→ Task objective
Restate the opening lines of the material below word for word, stopping after the line that contains "linewidth=1, zorder=3)".

→ Supplied data
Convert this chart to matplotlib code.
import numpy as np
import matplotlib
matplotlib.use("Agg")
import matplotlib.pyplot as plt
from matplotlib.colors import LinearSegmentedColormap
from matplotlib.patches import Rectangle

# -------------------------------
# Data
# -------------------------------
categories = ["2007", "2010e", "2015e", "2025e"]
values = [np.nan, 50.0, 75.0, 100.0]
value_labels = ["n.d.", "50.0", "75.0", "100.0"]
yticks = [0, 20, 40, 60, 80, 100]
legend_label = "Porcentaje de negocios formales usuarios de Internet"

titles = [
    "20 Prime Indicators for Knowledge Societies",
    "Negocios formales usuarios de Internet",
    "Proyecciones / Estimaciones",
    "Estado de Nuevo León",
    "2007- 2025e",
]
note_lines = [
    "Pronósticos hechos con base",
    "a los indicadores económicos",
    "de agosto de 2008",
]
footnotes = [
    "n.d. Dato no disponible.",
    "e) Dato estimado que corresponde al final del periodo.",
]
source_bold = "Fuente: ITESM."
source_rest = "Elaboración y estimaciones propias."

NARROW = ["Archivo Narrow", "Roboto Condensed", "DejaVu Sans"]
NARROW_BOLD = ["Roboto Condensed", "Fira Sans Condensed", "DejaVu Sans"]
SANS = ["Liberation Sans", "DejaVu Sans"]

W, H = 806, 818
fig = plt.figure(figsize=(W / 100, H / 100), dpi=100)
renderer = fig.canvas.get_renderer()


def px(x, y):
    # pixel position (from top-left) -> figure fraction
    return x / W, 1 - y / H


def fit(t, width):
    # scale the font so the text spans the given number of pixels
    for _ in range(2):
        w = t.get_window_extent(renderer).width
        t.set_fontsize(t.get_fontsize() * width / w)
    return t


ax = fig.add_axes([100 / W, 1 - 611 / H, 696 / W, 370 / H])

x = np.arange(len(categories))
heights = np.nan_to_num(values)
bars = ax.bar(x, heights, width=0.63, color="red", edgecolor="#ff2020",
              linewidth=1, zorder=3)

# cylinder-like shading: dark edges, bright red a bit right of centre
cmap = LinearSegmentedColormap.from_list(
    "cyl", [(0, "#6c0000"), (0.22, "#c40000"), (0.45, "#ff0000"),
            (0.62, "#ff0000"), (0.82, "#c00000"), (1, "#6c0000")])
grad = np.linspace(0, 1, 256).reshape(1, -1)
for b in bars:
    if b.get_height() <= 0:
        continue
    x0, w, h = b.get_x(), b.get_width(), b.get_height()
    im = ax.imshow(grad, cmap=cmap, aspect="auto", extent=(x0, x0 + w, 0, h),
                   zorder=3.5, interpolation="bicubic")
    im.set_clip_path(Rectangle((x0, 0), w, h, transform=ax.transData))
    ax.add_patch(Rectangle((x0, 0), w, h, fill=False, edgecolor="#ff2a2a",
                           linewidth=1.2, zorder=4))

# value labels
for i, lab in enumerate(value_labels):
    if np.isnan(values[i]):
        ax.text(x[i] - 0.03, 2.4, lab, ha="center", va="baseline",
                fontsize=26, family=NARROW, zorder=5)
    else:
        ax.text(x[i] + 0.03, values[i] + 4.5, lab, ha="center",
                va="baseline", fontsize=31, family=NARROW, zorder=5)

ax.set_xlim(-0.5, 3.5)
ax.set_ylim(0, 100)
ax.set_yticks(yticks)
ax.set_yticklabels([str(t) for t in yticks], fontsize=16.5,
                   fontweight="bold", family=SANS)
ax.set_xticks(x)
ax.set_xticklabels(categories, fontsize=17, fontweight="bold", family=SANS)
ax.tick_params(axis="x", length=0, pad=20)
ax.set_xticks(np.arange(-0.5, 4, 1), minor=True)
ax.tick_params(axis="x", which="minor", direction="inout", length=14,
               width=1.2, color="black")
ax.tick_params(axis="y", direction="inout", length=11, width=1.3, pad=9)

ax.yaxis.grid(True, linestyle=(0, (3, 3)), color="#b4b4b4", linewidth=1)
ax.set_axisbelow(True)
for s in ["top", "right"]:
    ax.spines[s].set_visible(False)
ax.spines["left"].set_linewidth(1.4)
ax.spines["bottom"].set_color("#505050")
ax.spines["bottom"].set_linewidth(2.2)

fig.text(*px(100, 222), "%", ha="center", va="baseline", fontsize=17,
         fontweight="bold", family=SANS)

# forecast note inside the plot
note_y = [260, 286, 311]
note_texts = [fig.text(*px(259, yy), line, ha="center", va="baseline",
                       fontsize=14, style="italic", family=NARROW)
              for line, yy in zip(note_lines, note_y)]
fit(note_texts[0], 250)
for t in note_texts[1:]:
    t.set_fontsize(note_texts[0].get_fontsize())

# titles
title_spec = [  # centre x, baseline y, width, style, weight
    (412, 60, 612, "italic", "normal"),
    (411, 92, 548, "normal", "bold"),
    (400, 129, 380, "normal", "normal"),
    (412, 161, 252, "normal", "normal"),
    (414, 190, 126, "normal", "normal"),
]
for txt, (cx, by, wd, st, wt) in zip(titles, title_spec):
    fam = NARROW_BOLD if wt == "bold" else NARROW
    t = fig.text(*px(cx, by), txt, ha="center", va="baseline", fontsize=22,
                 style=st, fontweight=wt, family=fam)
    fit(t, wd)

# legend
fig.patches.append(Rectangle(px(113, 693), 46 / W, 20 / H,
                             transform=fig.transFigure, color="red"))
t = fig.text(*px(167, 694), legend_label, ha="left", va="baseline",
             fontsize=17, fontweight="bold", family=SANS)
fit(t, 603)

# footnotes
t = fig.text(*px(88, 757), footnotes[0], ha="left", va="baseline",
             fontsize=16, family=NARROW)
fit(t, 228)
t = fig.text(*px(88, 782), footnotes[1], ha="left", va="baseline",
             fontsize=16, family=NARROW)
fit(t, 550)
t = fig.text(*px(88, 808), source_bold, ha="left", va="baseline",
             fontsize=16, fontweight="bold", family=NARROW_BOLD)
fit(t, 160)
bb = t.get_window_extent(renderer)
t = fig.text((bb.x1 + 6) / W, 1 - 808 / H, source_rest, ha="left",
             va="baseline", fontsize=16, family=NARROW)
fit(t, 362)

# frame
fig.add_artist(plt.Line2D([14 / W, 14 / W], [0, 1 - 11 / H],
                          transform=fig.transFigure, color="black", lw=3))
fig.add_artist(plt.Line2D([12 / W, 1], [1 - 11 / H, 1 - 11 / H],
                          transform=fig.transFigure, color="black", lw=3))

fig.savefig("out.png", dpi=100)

→ Correct result
Convert this chart to matplotlib code.
import numpy as np
import matplotlib
matplotlib.use("Agg")
import matplotlib.pyplot as plt
from matplotlib.colors import LinearSegmentedColormap
from matplotlib.patches import Rectangle

# -------------------------------
# Data
# -------------------------------
categories = ["2007", "2010e", "2015e", "2025e"]
values = [np.nan, 50.0, 75.0, 100.0]
value_labels = ["n.d.", "50.0", "75.0", "100.0"]
yticks = [0, 20, 40, 60, 80, 100]
legend_label = "Porcentaje de negocios formales usuarios de Internet"

titles = [
    "20 Prime Indicators for Knowledge Societies",
    "Negocios formales usuarios de Internet",
    "Proyecciones / Estimaciones",
    "Estado de Nuevo León",
    "2007- 2025e",
]
note_lines = [
    "Pronósticos hechos con base",
    "a los indicadores económicos",
    "de agosto de 2008",
]
footnotes = [
    "n.d. Dato no disponible.",
    "e) Dato estimado que corresponde al final del periodo.",
]
source_bold = "Fuente: ITESM."
source_rest = "Elaboración y estimaciones propias."

NARROW = ["Archivo Narrow", "Roboto Condensed", "DejaVu Sans"]
NARROW_BOLD = ["Roboto Condensed", "Fira Sans Condensed", "DejaVu Sans"]
SANS = ["Liberation Sans", "DejaVu Sans"]

W, H = 806, 818
fig = plt.figure(figsize=(W / 100, H / 100), dpi=100)
renderer = fig.canvas.get_renderer()


def px(x, y):
    # pixel position (from top-left) -> figure fraction
    return x / W, 1 - y / H


def fit(t, width):
    # scale the font so the text spans the given number of pixels
    for _ in range(2):
        w = t.get_window_extent(renderer).width
        t.set_fontsize(t.get_fontsize() * width / w)
    return t


ax = fig.add_axes([100 / W, 1 - 611 / H, 696 / W, 370 / H])

x = np.arange(len(categories))
heights = np.nan_to_num(values)
bars = ax.bar(x, heights, width=0.63, color="red", edgecolor="#ff2020",
              linewidth=1, zorder=3)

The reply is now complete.